## Record list:
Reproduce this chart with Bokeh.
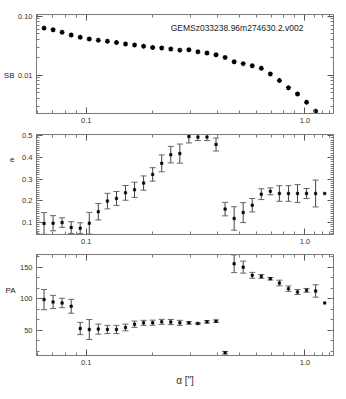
import numpy as np
from bokeh.plotting import figure
from bokeh.layouts import column
from bokeh.models import (LogAxis, LinearAxis, FixedTicker, PrintfTickFormatter,
                          CustomJSTickFormatter, Label, Range1d, ColumnDataSource)
from bokeh.embed import file_html
from bokeh.resources import INLINE

# ---------------- data ----------------
radius = [0.0641, 0.0705, 0.0775, 0.0853, 0.0938, 0.1032, 0.1135, 0.1249,
          0.1374, 0.1511, 0.1662, 0.1828, 0.2011, 0.2212, 0.2434, 0.2677,
          0.2945, 0.3239, 0.3563, 0.3920, 0.4312, 0.4743, 0.5217, 0.5739,
          0.6313, 0.6944, 0.7638, 0.8402, 0.9242, 1.0166, 1.1183, 1.2301]

sb = [0.0629, 0.0591, 0.0533, 0.0480, 0.0439, 0.0411, 0.0391, 0.0376,
      0.0358, 0.0339, 0.0326, 0.0310, 0.0295, 0.0290, 0.0279, 0.0266,
      0.0270, 0.0249, 0.0237, 0.0222, 0.0200, 0.0169, 0.0157, 0.0145,
      0.0131, 0.0105, 0.0081, 0.00613, 0.0048, 0.00347, 0.00245]

ellip = [0.096, 0.097, 0.100, 0.077, 0.074, 0.097, 0.150, 0.199,
         0.211, 0.237, 0.251, 0.282, 0.322, 0.373, 0.413, 0.418,
         0.497, 0.494, 0.494, 0.460, 0.162, 0.119, 0.146, 0.180,
         0.231, 0.244, 0.234, 0.234, 0.234, 0.234, 0.234, 0.234]
ellip_err = [0.050, 0.035, 0.022, 0.027, 0.025, 0.050, 0.038, 0.036,
             0.032, 0.034, 0.035, 0.033, 0.031, 0.039, 0.038, 0.044,
             0.030, 0.016, 0.016, 0.030, 0.031, 0.054, 0.046, 0.031,
             0.025, 0.016, 0.036, 0.036, 0.041, 0.023, 0.062, 0.0]

pa = [98.6, 94.8, 93.2, 88.0, 52.8, 51.2, 51.8, 51.2,
      51.2, 54.4, 59.6, 61.7, 62.0, 63.3, 63.0, 61.7,
      61.7, 60.7, 63.3, 64.4, 14.4, 155.3, 150.0, 137.0,
      135.3, 131.6, 124.8, 115.9, 110.6, 113.2, 112.2, 93.2]
pa_err = [16.0, 10.5, 7.5, 11.0, 9.7, 15.8, 8.0, 6.5,
          6.5, 5.3, 5.0, 4.0, 4.0, 4.0, 4.0, 4.0,
          2.0, 1.0, 2.0, 2.0, 2.0, 14.0, 9.5, 4.7,
          3.0, 2.0, 4.5, 4.2, 4.0, 3.0, 9.8, 0.0]

x_ticks = [0.1, 1.0]
x_minor = [0.06, 0.07, 0.08, 0.09, 0.2, 0.3, 0.4, 0.5, 0.6, 0.7, 0.8, 0.9,
           1.1, 1.2, 1.3]
sb_ticks = [0.01, 0.1]
sb_minor = [0.003, 0.004, 0.005, 0.006, 0.007, 0.008, 0.009,
            0.02, 0.03, 0.04, 0.05, 0.06, 0.07, 0.08, 0.09]
e_ticks = [0.1, 0.2, 0.3, 0.4, 0.5]
e_minor = [round(0.05 + 0.01 * k, 2) for k in range(46)]
pa_ticks = [50, 100, 150]
pa_minor = [round(50 / 3 * k, 2) for k in range(1, 11)]

object_name = "GEMSz033238.96m274630.2.v002"
x_label = 'α ["]'
y_labels = ["SB", "e", "PA"]

# ---------------- styling ----------------
FONT = "Liberation Sans"
AXC = "#7a7a7a"
X_RANGE = (0.0592, 1.35)
FIG_W = 338


def style_axis(ax, ticks, minor, fmt=None, show=True):
    ax.ticker = FixedTicker(ticks=ticks, minor_ticks=minor)
    ax.axis_line_color = AXC
    ax.major_tick_line_color = "#555555"
    ax.minor_tick_line_color = AXC
    ax.major_tick_in = 6
    ax.major_tick_out = 0
    ax.minor_tick_in = 3
    ax.minor_tick_out = 0
    ax.major_label_text_font = FONT
    ax.major_label_text_color = "#333333"
    if show:
        ax.major_label_text_font_size = "7.5px"
        ax.major_label_standoff = 4
        if fmt:
            ax.formatter = PrintfTickFormatter(format=fmt)
    else:
        ax.major_label_text_font_size = "2px"
        ax.major_label_standoff = 0
        ax.formatter = CustomJSTickFormatter(code="return ''")


def make_panel(y_type, y_range, height, top, bottom, yticks, yminor, yfmt):
    p = figure(x_axis_type="log", y_axis_type=y_type,
               x_range=Range1d(*X_RANGE), y_range=Range1d(*y_range),
               width=FIG_W, height=height,
               min_border_left=33, min_border_right=5,
               min_border_top=top, min_border_bottom=bottom,
               output_backend="svg", toolbar_location=None)
    p.grid.visible = False
    p.outline_line_color = AXC
    p.background_fill_color = "white"
    p.border_fill_color = "white"
    style_axis(p.below[0], x_ticks, x_minor, "%.1f")
    style_axis(p.left[0], yticks, yminor, yfmt)
    top_ax = LogAxis()
    style_axis(top_ax, x_ticks, x_minor, show=False)
    p.add_layout(top_ax, "above")
    right_ax = LogAxis() if y_type == "log" else LinearAxis()
    style_axis(right_ax, yticks, yminor, show=False)
    p.add_layout(right_ax, "right")
    return p


def side_label(p, text, y, log=False, standoff=1):
    # an extra, line-less axis carrying the horizontal y-axis title
    ax = LogAxis() if log else LinearAxis()
    ax.ticker = FixedTicker(ticks=[y], minor_ticks=[])
    ax.formatter = CustomJSTickFormatter(code="return %r;" % text)
    ax.axis_line_color = None
    ax.major_tick_line_color = None
    ax.minor_tick_line_color = None
    ax.major_tick_in = 0
    ax.major_tick_out = 0
    ax.minor_tick_in = 0
    ax.minor_tick_out = 0
    ax.major_label_standoff = standoff
    ax.major_label_text_font = FONT
    ax.major_label_text_font_size = "8px"
    ax.major_label_text_color = "#222222"
    p.add_layout(ax, "left")


def error_bars(p, xs, ys, errs):
    xs = np.asarray(xs); ys = np.asarray(ys); errs = np.asarray(errs)
    m = errs > 0
    src = ColumnDataSource(dict(x=xs[m], lo=(ys - errs)[m], hi=(ys + errs)[m]))
    p.segment(x0="x", y0="lo", x1="x", y1="hi", source=src,
              line_color="#444444", line_width=1)
    p.scatter(x="x", y="lo", source=src, marker="dash", size=6,
              line_color="#666666", line_width=1)
    p.scatter(x="x", y="hi", source=src, marker="dash", size=6,
              line_color="#666666", line_width=1)


# ---------------- panel 1: SB ----------------
p1 = make_panel("log", (0.00224, 0.107), 129, 14, 16, sb_ticks, sb_minor, "%.2f")
p1.scatter(radius[:len(sb)], sb, marker="asterisk", size=5, line_width=1.3,
           line_color="black")
p1.add_layout(Label(x=0.243, y=0.062, text=object_name, text_font=FONT,
                    text_font_size="8.5px", text_baseline="middle",
                    text_align="left", text_color="#222222"))
side_label(p1, y_labels[0], 0.01, log=True, standoff=0)

# ---------------- panel 2: ellipticity ----------------
p2 = make_panel("linear", (0.045, 0.506), 120, 5, 15, e_ticks, e_minor, "%.1f")
error_bars(p2, radius, ellip, ellip_err)
p2.scatter(radius, ellip, marker="square", size=2.5, fill_color="black",
           line_color="black", line_width=0.5)
side_label(p2, y_labels[1], 0.39, standoff=5)

# ---------------- panel 3: position angle ----------------
p3 = make_panel("linear", (10.0, 170.0), 150, 5, 44, pa_ticks, pa_minor, "%d")
error_bars(p3, radius, pa, pa_err)
p3.scatter(radius, pa, marker="square", size=2.5, fill_color="black",
           line_color="black", line_width=0.5)
side_label(p3, y_labels[2], 113, standoff=1)
xa = p3.below[0]
xa.axis_label = x_label
xa.axis_label_text_font = FONT
xa.axis_label_text_font_size = "10px"
xa.axis_label_text_font_style = "normal"
xa.axis_label_text_color = "#333333"
xa.axis_label_standoff = 7

layout = column(p1, p2, p3, spacing=0)
open("out.html", "w").write(file_html(layout, INLINE))
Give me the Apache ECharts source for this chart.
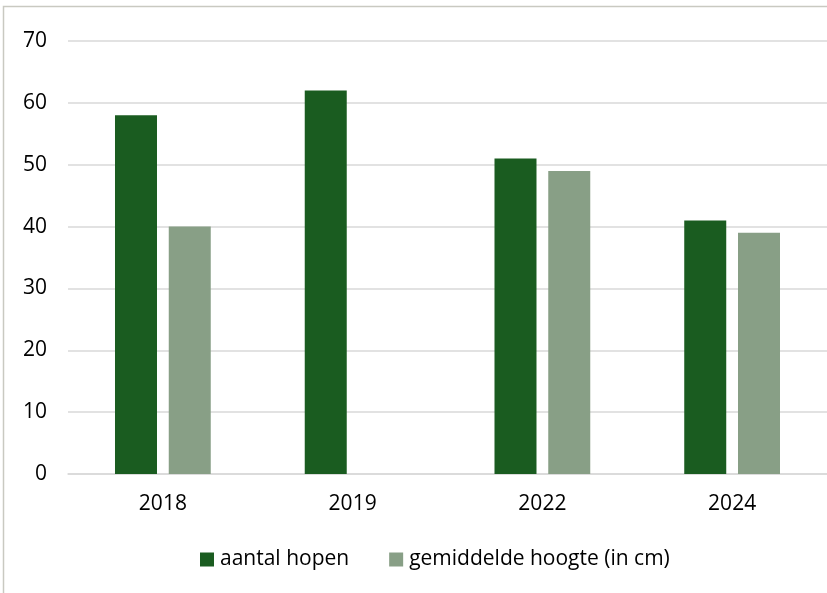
<!DOCTYPE html>
<html>
<head>
<meta charset="utf-8">
<script src="https://cdn.jsdelivr.net/npm/echarts@6/dist/echarts.min.js"></script>
<style>
html,body{margin:0;padding:0;background:#fff;}
#main{width:827px;height:593px;}
</style>
</head>
<body>
<div id="main"></div>
<script>
const categories = ['2018', '2019', '2022', '2024'];
const aantalHopen = [58, 62, 51, 41];
const gemiddeldeHoogte = [40, null, 49, 39];
const seriesNames = ['aantal hopen', 'gemiddelde hoogte (in cm)'];
const yTicks = { min: 0, max: 70, interval: 10 };

const chart = echarts.init(document.getElementById('main'), null, { renderer: 'canvas' });
const font = '"Open Sans", Lato, sans-serif';
chart.setOption({
  animation: false,
  backgroundColor: '#ffffff',
  graphic: [{
    type: 'rect',
    shape: { x: 3.5, y: 6.5, width: 900, height: 700 },
    style: { fill: 'none', stroke: '#c9c9c1', lineWidth: 1.5 },
    silent: true
  }],
  grid: { left: 68, top: 41, width: 763, height: 433, containLabel: false },
  legend: {
    data: seriesNames,
    left: 200,
    top: 549,
    padding: 0,
    itemWidth: 14,
    itemHeight: 14,
    itemGap: 40,
    icon: 'rect',
    textStyle: { fontFamily: font, fontSize: 21, color: '#000', padding: [0, 0, 0, 1] }
  },
  xAxis: {
    type: 'category',
    data: categories,
    axisLine: { show: true, lineStyle: { color: '#d9d9d9', width: 1.5 } },
    axisTick: { show: false },
    axisLabel: { fontFamily: font, fontSize: 21, color: '#000', margin: 20 }
  },
  yAxis: {
    type: 'value',
    min: yTicks.min,
    max: yTicks.max,
    interval: yTicks.interval,
    axisLine: { show: false },
    axisTick: { show: false },
    splitLine: { lineStyle: { color: '#d9d9d9', width: 1.5 } },
    axisLabel: { fontFamily: font, fontSize: 21, color: '#000', margin: 21 }
  },
  series: [
    {
      name: seriesNames[0],
      type: 'bar',
      data: aantalHopen,
      barWidth: 42,
      barGap: '28%',
      itemStyle: { color: '#1a5c20' }
    },
    {
      name: seriesNames[1],
      type: 'bar',
      data: gemiddeldeHoogte,
      barWidth: 42,
      barGap: '28%',
      itemStyle: { color: '#889f86' }
    }
  ]
});
</script>
</body>
</html>
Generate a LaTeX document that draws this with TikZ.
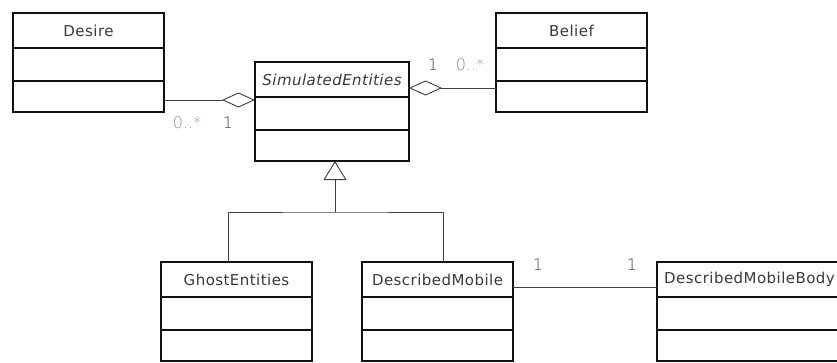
\documentclass[tikz,border=0pt]{standalone}
\usepackage{fontspec}
\setmainfont{DejaVu Sans}[LetterSpace=3]
\newfontfamily\multfont{DejaVu Sans ExtraLight}
\usetikzlibrary{arrows.meta,calc,shadows}
\definecolor{ink}{HTML}{3A3A3A}
\definecolor{edge}{HTML}{111111}
\definecolor{multlight}{HTML}{8A8A8A}
\definecolor{multdark}{HTML}{444444}

% One UML class: name, x, y (top-left corner), width, title text
\newcommand\umlclass[5]{%
  \node[classbox, minimum width=#4] (#1) at (#2,#3) {};
  \draw[divider] ([yshift=-35]#1.north west) -- ([yshift=-35]#1.north east);
  \draw[divider] ([yshift=-68]#1.north west) -- ([yshift=-68]#1.north east);
  \node[titletext] (#1-title) at ([yshift=-17.5]#1.north) {#5};
}

\begin{document}
\begin{tikzpicture}[x=1pt,y=-1pt,
  classbox/.style={draw=edge, line width=1.3pt, fill=white, anchor=north west,
    minimum height=99pt, inner sep=0pt, outer sep=0pt,
    drop shadow={shadow xshift=1.2pt, shadow yshift=-1.2pt, opacity=0.25}},
  divider/.style={draw=edge, line width=1.2pt},
  titletext/.style={text=ink, font=\fontsize{15}{18}\selectfont, inner sep=0pt},
  link/.style={draw=black!75, line width=0.9pt},
  aggr/.style={link, {Diamond[open, length=33pt, width=15pt, line width=0.9pt]}-},
  gen/.style={link, -{Triangle[open, length=19pt, width=23pt, line width=0.9pt]}},
  multa/.style={text=multlight, font=\multfont\fontsize{16}{19}\selectfont, inner sep=0pt},
  multb/.style={text=multdark, font=\multfont\fontsize{16}{19}\selectfont, inner sep=0pt}]

\fill[white] (0,0) rectangle (837,362);
\useasboundingbox (0,0) rectangle (837,362);
\clip (0,0) rectangle (837,362);

% classes
\umlclass{desire}{13}{13}{151}{Desire}
\umlclass{sim}{255}{62}{154}{\itshape SimulatedEntities}
\umlclass{belief}{496}{13}{151}{Belief}
\umlclass{ghost}{161}{262}{151}{GhostEntities}
\umlclass{dm}{362}{262}{151}{DescribedMobile}

% the last class runs past the right edge
\node[classbox, minimum width=200pt] (dmb) at (657,262) {};
\draw[divider] ([yshift=-35]dmb.north west) -- ([yshift=-35]dmb.north east);
\draw[divider] ([yshift=-68]dmb.north west) -- ([yshift=-68]dmb.north east);
\node[titletext, anchor=west] (dmb-title) at ([xshift=7pt,yshift=-17.5]dmb.north west) {DescribedMobileBody};

% aggregations
\draw[aggr] ([yshift=12]desire.south east -| sim.west) -- ([yshift=12]desire.south east);
\draw[aggr] ([yshift=-26]sim.north east) -- ([yshift=-26]sim.north east -| belief.west);

% generalization tree
\coordinate (split) at (335,212);
\draw[link] ([xshift=-8.5]ghost.north) |- (split) -| ([xshift=5.5]dm.north);
\draw[gen] (split) -- ([xshift=3]sim.south);

% association
\draw[link] ([yshift=-25]dm.north east) -- ([yshift=-25]dm.north east -| dmb.west);

% multiplicities
\node[multa] (m1) at (187,123) {0..*};
\node[multb] (m2) at (228,123) {1};
\node[multb] (m3) at (433,65) {1};
\node[multa] (m4) at (470,65) {0..*};
\node[multb] (m5) at (538,264.5) {1};
\node[multb] (m6) at (632,264.5) {1};
\end{tikzpicture}
\end{document}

## Written task:
Copy every line that includes the string "with" from the material above.

## Reply:
Reproduce this chart with Bokeh.
Generate a LaTeX document that draws this with TikZ.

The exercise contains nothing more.